MATERIAL PROVIDED:

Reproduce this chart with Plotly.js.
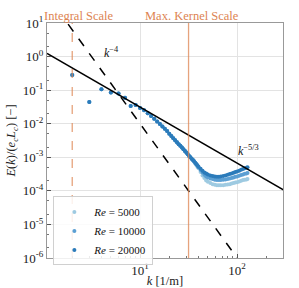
<!DOCTYPE html>
<html><head><meta charset="utf-8">
<script src="https://cdn.plot.ly/plotly-3.0.1.min.js"></script>
<style>html,body{margin:0;padding:0;background:#fff}#chart{width:299px;height:288px}</style>
</head><body><div id="chart"></div>
<script>
// wavenumbers k [1/m]
const kValues = [2,3,4,5,6,7,8,9,10,11,12,13,14,15,16,17,18,19,20,21,22,23,24,25,26,27,28,29,30,31,32,33,34,35,36,37,38,39,40,
  42,44,46,48,50,53,56,59,62,65,68,72,76,80,84,88,92,96,100,105,110,115,120,125,128];

const common = [0.282,0.0447,0.107,0.0851,0.0794,0.0589,0.0339,0.0363,0.0295,0.0251,0.0204,0.0170,0.0141,0.0117,0.00977,0.00832,0.00708,0.00603,0.00501,0.00427,0.00372,0.00324,0.00282,0.00245,0.00219,0.00195,0.00174,0.00155,0.00138,0.00123,0.00110,0.00100,0.000912,0.000832];

const E_Re20000 = common.concat([0.000759,0.000692,0.000631,0.000575,0.000525,
  0.000457,0.000398,0.000355,0.000331,0.000309,0.000288,0.000275,0.000269,0.000263,0.000263,0.000269,0.000275,0.000288,0.000302,0.000316,0.000331,0.000347,0.000363,0.000380,0.000398,0.000427,0.000447,0.000468,0.000490,0.000501]);
const E_Re10000 = common.concat([0.000759,0.000692,0.000617,0.000562,0.000501,
  0.000417,0.000355,0.000302,0.000269,0.000251,0.000234,0.000224,0.000214,0.000209,0.000209,0.000209,0.000214,0.000219,0.000224,0.000234,0.000240,0.000251,0.000263,0.000269,0.000282,0.000295,0.000309,0.000324,0.000331,0.000339]);
const E_Re5000 = common.concat([0.000741,0.000661,0.000589,0.000525,0.000468,
  0.000363,0.000288,0.000240,0.000204,0.000186,0.000170,0.000158,0.000151,0.000148,0.000148,0.000148,0.000148,0.000151,0.000155,0.000158,0.000166,0.000170,0.000178,0.000182,0.000191,0.000200,0.000209,0.000214,0.000219,0.000224]);

const seriesNames = ['<i>Re</i> = 5000','<i>Re</i> = 10000','<i>Re</i> = 20000'];
const seriesColors = ['#9ecae1','#5b9fd3','#2b7bba'];

// reference slopes
const refK = [1.1, 300];
const refKm4 = [100/Math.pow(1.1,4), 100/Math.pow(300,4)];
const refKm53 = [1.45*Math.pow(1.1,-5/3), 1.45*Math.pow(300,-5/3)];
const integralScale = 2;
const maxKernelScale = 31.6;

const orange = '#dd8452';
const serif = '"Liberation Serif", "Times New Roman", "DejaVu Serif", serif';

const traces = [];
[E_Re5000, E_Re10000, E_Re20000].forEach((E,i)=>{
  traces.push({x:kValues, y:E, type:'scatter', mode:'markers', name:seriesNames[i],
    marker:{color:seriesColors[i], size:4, line:{width:0}}});
});
traces.push({x:refK, y:refKm4, mode:'lines', line:{color:'black', dash:'dash', width:1.5}, showlegend:false, hoverinfo:'skip'});
traces.push({x:refK, y:refKm53, mode:'lines', line:{color:'black', width:1.5}, showlegend:false, hoverinfo:'skip'});
traces.push({x:[integralScale,integralScale], y:[1e-6,10], mode:'lines', line:{color:orange, dash:'dash', width:1.3}, opacity:0.75, showlegend:false, hoverinfo:'skip'});
traces.push({x:[maxKernelScale,maxKernelScale], y:[1e-6,10], mode:'lines', line:{color:orange, width:1.3}, opacity:0.75, showlegend:false, hoverinfo:'skip'});

const ytv = [10,1,0.1,0.01,1e-3,1e-4,1e-5,1e-6];
const ytt = ['10<sup>1</sup>','10<sup>0</sup>','10<sup>-1</sup>','10<sup>-2</sup>','10<sup>-3</sup>','10<sup>-4</sup>','10<sup>-5</sup>','10<sup>-6</sup>'];

const layout = {
  width:299, height:288,
  margin:{l:47, r:16, t:23, b:30},
  paper_bgcolor:'#fff', plot_bgcolor:'#fff',
  font:{family:serif, size:12, color:'#222'},
  showlegend:true,
  legend:{x:0.027, y:0.262, xanchor:'left', yanchor:'top', bgcolor:'rgba(255,255,255,0.85)', bordercolor:'#d0d0d0', borderwidth:1, font:{family:serif, size:11, color:'#111'}, itemsizing:'trace', tracegroupgap:0, itemwidth:30},
  xaxis:{type:'log', range:[0.041, 2.473], tickvals:[10,100], ticktext:['10<sup>1</sup>','10<sup>2</sup>'],
    ticks:'inside', ticklen:4, tickcolor:'#555', showgrid:true, gridcolor:'#e3e3e3', gridwidth:1,
    showline:true, linecolor:'#999', linewidth:1, mirror:true, zeroline:false,
    minor:{tickvals:[2,3,4,5,6,7,8,9,20,30,40,50,60,70,80,90,200], ticks:'inside', ticklen:2, tickcolor:'#777', showgrid:false},
    tickfont:{family:serif, size:13, color:'#222'},
    title:{text:'<i>k</i> [1/m]', font:{family:serif, size:12.5, color:'#222'}, standoff:4}},
  yaxis:{type:'log', range:[-6, 1], tickvals:ytv, ticktext:ytt,
    ticks:'inside', ticklen:4, tickcolor:'#555', showgrid:true, gridcolor:'#e3e3e3', gridwidth:1,
    showline:true, linecolor:'#999', linewidth:1, mirror:true, zeroline:false,
    minor:{ticks:'inside', ticklen:2, tickcolor:'#777', showgrid:false},
    tickfont:{family:serif, size:13, color:'#222'},
    title:{text:'<i>E</i>(<i>k</i>)/(<i>e</i><sub><i>c</i></sub><i>L</i><sub><i>c</i></sub>) [−]', font:{family:serif, size:12.5, color:'#222'}, standoff:4}},
  annotations:[
    {x:0.373, y:1.03, xref:'x', yref:'paper', text:'Integral Scale', showarrow:false, xanchor:'center', yanchor:'middle', font:{family:serif, size:12.5, color:orange}},
    {x:1.54, y:1.03, xref:'x', yref:'paper', text:'Max. Kernel Scale', showarrow:false, xanchor:'center', yanchor:'middle', font:{family:serif, size:12.5, color:orange}},
    {x:Math.log10(5.1), y:Math.log10(1.3), xref:'x', yref:'y', text:'<i>k</i><sup>−4</sup>', showarrow:false, font:{family:serif, size:12, color:'#111'}},
    {x:Math.log10(130), y:Math.log10(0.0016), xref:'x', yref:'y', text:'<i>k</i><sup>−5/3</sup>', showarrow:false, font:{family:serif, size:12, color:'#111'}}
  ]
};
Plotly.newPlot('chart', traces, layout, {displayModeBar:false, staticPlot:true});
</script></body></html>
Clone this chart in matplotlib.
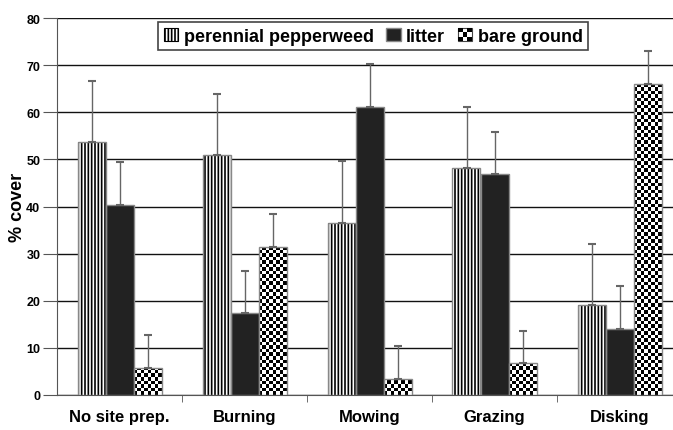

WHAT YOU SHOULD DO: Set down all the entries exactly as they appear, but skip any pictures.

FULL ANSWER:
Reproduce this chart with Plotly.js.
<!DOCTYPE html>
<html><head><meta charset="utf-8">
<script src="https://cdn.plot.ly/plotly-3.0.1.min.js"></script>
<style>html,body{margin:0;padding:0;background:#fff}#chart{width:299px;height:288px}</style>
</head><body><div id="chart"></div>
<script>
// wavenumbers k [1/m]
const kValues = [2,3,4,5,6,7,8,9,10,11,12,13,14,15,16,17,18,19,20,21,22,23,24,25,26,27,28,29,30,31,32,33,34,35,36,37,38,39,40,
  42,44,46,48,50,53,56,59,62,65,68,72,76,80,84,88,92,96,100,105,110,115,120,125,128];

const common = [0.282,0.0447,0.107,0.0851,0.0794,0.0589,0.0339,0.0363,0.0295,0.0251,0.0204,0.0170,0.0141,0.0117,0.00977,0.00832,0.00708,0.00603,0.00501,0.00427,0.00372,0.00324,0.00282,0.00245,0.00219,0.00195,0.00174,0.00155,0.00138,0.00123,0.00110,0.00100,0.000912,0.000832];

const E_Re20000 = common.concat([0.000759,0.000692,0.000631,0.000575,0.000525,
  0.000457,0.000398,0.000355,0.000331,0.000309,0.000288,0.000275,0.000269,0.000263,0.000263,0.000269,0.000275,0.000288,0.000302,0.000316,0.000331,0.000347,0.000363,0.000380,0.000398,0.000427,0.000447,0.000468,0.000490,0.000501]);
const E_Re10000 = common.concat([0.000759,0.000692,0.000617,0.000562,0.000501,
  0.000417,0.000355,0.000302,0.000269,0.000251,0.000234,0.000224,0.000214,0.000209,0.000209,0.000209,0.000214,0.000219,0.000224,0.000234,0.000240,0.000251,0.000263,0.000269,0.000282,0.000295,0.000309,0.000324,0.000331,0.000339]);
const E_Re5000 = common.concat([0.000741,0.000661,0.000589,0.000525,0.000468,
  0.000363,0.000288,0.000240,0.000204,0.000186,0.000170,0.000158,0.000151,0.000148,0.000148,0.000148,0.000148,0.000151,0.000155,0.000158,0.000166,0.000170,0.000178,0.000182,0.000191,0.000200,0.000209,0.000214,0.000219,0.000224]);

const seriesNames = ['<i>Re</i> = 5000','<i>Re</i> = 10000','<i>Re</i> = 20000'];
const seriesColors = ['#9ecae1','#5b9fd3','#2b7bba'];

// reference slopes
const refK = [1.1, 300];
const refKm4 = [100/Math.pow(1.1,4), 100/Math.pow(300,4)];
const refKm53 = [1.45*Math.pow(1.1,-5/3), 1.45*Math.pow(300,-5/3)];
const integralScale = 2;
const maxKernelScale = 31.6;

const orange = '#dd8452';
const serif = '"Liberation Serif", "Times New Roman", "DejaVu Serif", serif';

const traces = [];
[E_Re5000, E_Re10000, E_Re20000].forEach((E,i)=>{
  traces.push({x:kValues, y:E, type:'scatter', mode:'markers', name:seriesNames[i],
    marker:{color:seriesColors[i], size:4, line:{width:0}}});
});
traces.push({x:refK, y:refKm4, mode:'lines', line:{color:'black', dash:'dash', width:1.5}, showlegend:false, hoverinfo:'skip'});
traces.push({x:refK, y:refKm53, mode:'lines', line:{color:'black', width:1.5}, showlegend:false, hoverinfo:'skip'});
traces.push({x:[integralScale,integralScale], y:[1e-6,10], mode:'lines', line:{color:orange, dash:'dash', width:1.3}, opacity:0.75, showlegend:false, hoverinfo:'skip'});
traces.push({x:[maxKernelScale,maxKernelScale], y:[1e-6,10], mode:'lines', line:{color:orange, width:1.3}, opacity:0.75, showlegend:false, hoverinfo:'skip'});

const ytv = [10,1,0.1,0.01,1e-3,1e-4,1e-5,1e-6];
const ytt = ['10<sup>1</sup>','10<sup>0</sup>','10<sup>-1</sup>','10<sup>-2</sup>','10<sup>-3</sup>','10<sup>-4</sup>','10<sup>-5</sup>','10<sup>-6</sup>'];

const layout = {
  width:299, height:288,
  margin:{l:47, r:16, t:23, b:30},
  paper_bgcolor:'#fff', plot_bgcolor:'#fff',
  font:{family:serif, size:12, color:'#222'},
  showlegend:true,
  legend:{x:0.027, y:0.262, xanchor:'left', yanchor:'top', bgcolor:'rgba(255,255,255,0.85)', bordercolor:'#d0d0d0', borderwidth:1, font:{family:serif, size:11, color:'#111'}, itemsizing:'trace', tracegroupgap:0, itemwidth:30},
  xaxis:{type:'log', range:[0.041, 2.473], tickvals:[10,100], ticktext:['10<sup>1</sup>','10<sup>2</sup>'],
    ticks:'inside', ticklen:4, tickcolor:'#555', showgrid:true, gridcolor:'#e3e3e3', gridwidth:1,
    showline:true, linecolor:'#999', linewidth:1, mirror:true, zeroline:false,
    minor:{tickvals:[2,3,4,5,6,7,8,9,20,30,40,50,60,70,80,90,200], ticks:'inside', ticklen:2, tickcolor:'#777', showgrid:false},
    tickfont:{family:serif, size:13, color:'#222'},
    title:{text:'<i>k</i> [1/m]', font:{family:serif, size:12.5, color:'#222'}, standoff:4}},
  yaxis:{type:'log', range:[-6, 1], tickvals:ytv, ticktext:ytt,
    ticks:'inside', ticklen:4, tickcolor:'#555', showgrid:true, gridcolor:'#e3e3e3', gridwidth:1,
    showline:true, linecolor:'#999', linewidth:1, mirror:true, zeroline:false,
    minor:{ticks:'inside', ticklen:2, tickcolor:'#777', showgrid:false},
    tickfont:{family:serif, size:13, color:'#222'},
    title:{text:'<i>E</i>(<i>k</i>)/(<i>e</i><sub><i>c</i></sub><i>L</i><sub><i>c</i></sub>) [−]', font:{family:serif, size:12.5, color:'#222'}, standoff:4}},
  annotations:[
    {x:0.373, y:1.03, xref:'x', yref:'paper', text:'Integral Scale', showarrow:false, xanchor:'center', yanchor:'middle', font:{family:serif, size:12.5, color:orange}},
    {x:1.54, y:1.03, xref:'x', yref:'paper', text:'Max. Kernel Scale', showarrow:false, xanchor:'center', yanchor:'middle', font:{family:serif, size:12.5, color:orange}},
    {x:Math.log10(5.1), y:Math.log10(1.3), xref:'x', yref:'y', text:'<i>k</i><sup>−4</sup>', showarrow:false, font:{family:serif, size:12, color:'#111'}},
    {x:Math.log10(130), y:Math.log10(0.0016), xref:'x', yref:'y', text:'<i>k</i><sup>−5/3</sup>', showarrow:false, font:{family:serif, size:12, color:'#111'}}
  ]
};
Plotly.newPlot('chart', traces, layout, {displayModeBar:false, staticPlot:true});
</script></body></html>
Clone this chart in matplotlib.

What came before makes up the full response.